Your goal: Reproduce the records below exactly, leaving out any pictures.

>> Start Data to process

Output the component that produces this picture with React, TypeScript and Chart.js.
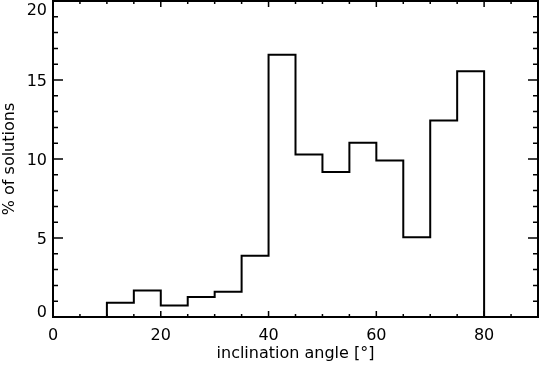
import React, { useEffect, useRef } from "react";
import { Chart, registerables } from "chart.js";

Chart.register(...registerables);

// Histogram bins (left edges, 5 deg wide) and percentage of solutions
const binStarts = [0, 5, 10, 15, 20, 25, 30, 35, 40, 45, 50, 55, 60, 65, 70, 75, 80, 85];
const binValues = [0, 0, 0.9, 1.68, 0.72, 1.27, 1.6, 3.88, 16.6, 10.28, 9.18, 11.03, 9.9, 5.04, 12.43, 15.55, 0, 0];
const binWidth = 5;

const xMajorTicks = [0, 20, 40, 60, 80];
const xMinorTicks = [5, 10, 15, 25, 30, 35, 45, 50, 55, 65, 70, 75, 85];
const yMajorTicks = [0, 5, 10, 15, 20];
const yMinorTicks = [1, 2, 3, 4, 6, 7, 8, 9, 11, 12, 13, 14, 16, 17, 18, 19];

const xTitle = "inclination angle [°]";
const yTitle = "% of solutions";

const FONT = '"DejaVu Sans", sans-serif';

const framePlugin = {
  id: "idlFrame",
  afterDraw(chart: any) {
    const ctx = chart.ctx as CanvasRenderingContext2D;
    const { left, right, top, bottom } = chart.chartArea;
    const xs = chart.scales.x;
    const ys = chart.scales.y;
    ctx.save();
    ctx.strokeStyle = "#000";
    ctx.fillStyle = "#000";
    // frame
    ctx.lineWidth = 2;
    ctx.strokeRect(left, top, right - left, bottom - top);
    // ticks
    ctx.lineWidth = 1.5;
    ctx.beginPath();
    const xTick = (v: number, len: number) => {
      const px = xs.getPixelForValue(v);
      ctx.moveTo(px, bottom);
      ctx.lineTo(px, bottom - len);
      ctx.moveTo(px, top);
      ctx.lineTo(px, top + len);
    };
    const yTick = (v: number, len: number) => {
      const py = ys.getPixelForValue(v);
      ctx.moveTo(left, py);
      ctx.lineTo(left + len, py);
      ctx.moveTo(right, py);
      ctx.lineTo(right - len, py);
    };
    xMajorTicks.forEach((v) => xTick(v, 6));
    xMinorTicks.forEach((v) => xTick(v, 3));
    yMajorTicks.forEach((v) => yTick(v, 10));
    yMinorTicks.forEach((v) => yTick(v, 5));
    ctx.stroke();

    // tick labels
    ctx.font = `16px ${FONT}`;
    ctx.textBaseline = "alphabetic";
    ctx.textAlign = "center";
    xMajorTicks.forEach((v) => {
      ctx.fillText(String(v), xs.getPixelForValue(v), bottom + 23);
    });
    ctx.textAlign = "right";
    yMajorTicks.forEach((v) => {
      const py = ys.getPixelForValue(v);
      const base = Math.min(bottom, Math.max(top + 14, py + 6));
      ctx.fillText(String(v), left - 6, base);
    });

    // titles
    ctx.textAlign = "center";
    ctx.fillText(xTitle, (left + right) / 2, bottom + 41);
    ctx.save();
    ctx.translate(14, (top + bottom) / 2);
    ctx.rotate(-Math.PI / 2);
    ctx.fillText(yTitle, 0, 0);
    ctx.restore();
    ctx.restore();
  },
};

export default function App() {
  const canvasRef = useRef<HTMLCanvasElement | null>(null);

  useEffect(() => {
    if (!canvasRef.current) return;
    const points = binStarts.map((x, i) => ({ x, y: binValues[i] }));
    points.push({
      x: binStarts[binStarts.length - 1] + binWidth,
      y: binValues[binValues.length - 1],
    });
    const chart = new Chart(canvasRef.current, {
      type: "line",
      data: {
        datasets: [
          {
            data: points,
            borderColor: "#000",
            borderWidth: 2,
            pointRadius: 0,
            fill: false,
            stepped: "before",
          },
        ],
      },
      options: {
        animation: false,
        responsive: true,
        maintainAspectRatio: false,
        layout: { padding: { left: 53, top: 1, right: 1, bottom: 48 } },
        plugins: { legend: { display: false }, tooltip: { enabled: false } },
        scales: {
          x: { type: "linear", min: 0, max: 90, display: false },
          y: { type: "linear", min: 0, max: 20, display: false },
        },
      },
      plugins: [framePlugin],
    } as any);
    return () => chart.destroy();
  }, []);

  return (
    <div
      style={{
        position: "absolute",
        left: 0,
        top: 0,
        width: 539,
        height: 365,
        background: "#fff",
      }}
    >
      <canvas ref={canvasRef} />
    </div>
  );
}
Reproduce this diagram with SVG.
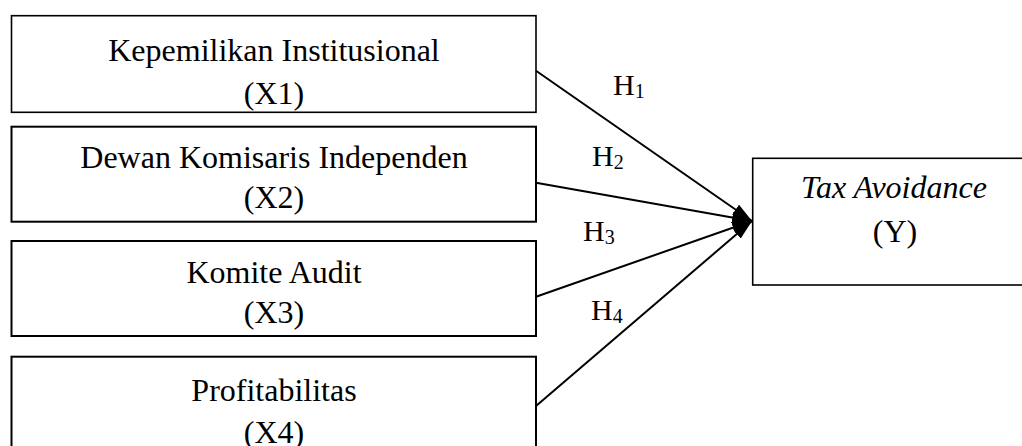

>> End Data to process

Solution for this exercise:
Output the component that produces this picture with React, TypeScript and Chart.js.
import React, { useEffect, useRef } from "react";
import { Chart, registerables } from "chart.js";

Chart.register(...registerables);

// Histogram bins (left edges, 5 deg wide) and percentage of solutions
const binStarts = [0, 5, 10, 15, 20, 25, 30, 35, 40, 45, 50, 55, 60, 65, 70, 75, 80, 85];
const binValues = [0, 0, 0.9, 1.68, 0.72, 1.27, 1.6, 3.88, 16.6, 10.28, 9.18, 11.03, 9.9, 5.04, 12.43, 15.55, 0, 0];
const binWidth = 5;

const xMajorTicks = [0, 20, 40, 60, 80];
const xMinorTicks = [5, 10, 15, 25, 30, 35, 45, 50, 55, 65, 70, 75, 85];
const yMajorTicks = [0, 5, 10, 15, 20];
const yMinorTicks = [1, 2, 3, 4, 6, 7, 8, 9, 11, 12, 13, 14, 16, 17, 18, 19];

const xTitle = "inclination angle [°]";
const yTitle = "% of solutions";

const FONT = '"DejaVu Sans", sans-serif';

const framePlugin = {
  id: "idlFrame",
  afterDraw(chart: any) {
    const ctx = chart.ctx as CanvasRenderingContext2D;
    const { left, right, top, bottom } = chart.chartArea;
    const xs = chart.scales.x;
    const ys = chart.scales.y;
    ctx.save();
    ctx.strokeStyle = "#000";
    ctx.fillStyle = "#000";
    // frame
    ctx.lineWidth = 2;
    ctx.strokeRect(left, top, right - left, bottom - top);
    // ticks
    ctx.lineWidth = 1.5;
    ctx.beginPath();
    const xTick = (v: number, len: number) => {
      const px = xs.getPixelForValue(v);
      ctx.moveTo(px, bottom);
      ctx.lineTo(px, bottom - len);
      ctx.moveTo(px, top);
      ctx.lineTo(px, top + len);
    };
    const yTick = (v: number, len: number) => {
      const py = ys.getPixelForValue(v);
      ctx.moveTo(left, py);
      ctx.lineTo(left + len, py);
      ctx.moveTo(right, py);
      ctx.lineTo(right - len, py);
    };
    xMajorTicks.forEach((v) => xTick(v, 6));
    xMinorTicks.forEach((v) => xTick(v, 3));
    yMajorTicks.forEach((v) => yTick(v, 10));
    yMinorTicks.forEach((v) => yTick(v, 5));
    ctx.stroke();

    // tick labels
    ctx.font = `16px ${FONT}`;
    ctx.textBaseline = "alphabetic";
    ctx.textAlign = "center";
    xMajorTicks.forEach((v) => {
      ctx.fillText(String(v), xs.getPixelForValue(v), bottom + 23);
    });
    ctx.textAlign = "right";
    yMajorTicks.forEach((v) => {
      const py = ys.getPixelForValue(v);
      const base = Math.min(bottom, Math.max(top + 14, py + 6));
      ctx.fillText(String(v), left - 6, base);
    });

    // titles
    ctx.textAlign = "center";
    ctx.fillText(xTitle, (left + right) / 2, bottom + 41);
    ctx.save();
    ctx.translate(14, (top + bottom) / 2);
    ctx.rotate(-Math.PI / 2);
    ctx.fillText(yTitle, 0, 0);
    ctx.restore();
    ctx.restore();
  },
};

export default function App() {
  const canvasRef = useRef<HTMLCanvasElement | null>(null);

  useEffect(() => {
    if (!canvasRef.current) return;
    const points = binStarts.map((x, i) => ({ x, y: binValues[i] }));
    points.push({
      x: binStarts[binStarts.length - 1] + binWidth,
      y: binValues[binValues.length - 1],
    });
    const chart = new Chart(canvasRef.current, {
      type: "line",
      data: {
        datasets: [
          {
            data: points,
            borderColor: "#000",
            borderWidth: 2,
            pointRadius: 0,
            fill: false,
            stepped: "before",
          },
        ],
      },
      options: {
        animation: false,
        responsive: true,
        maintainAspectRatio: false,
        layout: { padding: { left: 53, top: 1, right: 1, bottom: 48 } },
        plugins: { legend: { display: false }, tooltip: { enabled: false } },
        scales: {
          x: { type: "linear", min: 0, max: 90, display: false },
          y: { type: "linear", min: 0, max: 20, display: false },
        },
      },
      plugins: [framePlugin],
    } as any);
    return () => chart.destroy();
  }, []);

  return (
    <div
      style={{
        position: "absolute",
        left: 0,
        top: 0,
        width: 539,
        height: 365,
        background: "#fff",
      }}
    >
      <canvas ref={canvasRef} />
    </div>
  );
}
Reproduce this diagram with SVG.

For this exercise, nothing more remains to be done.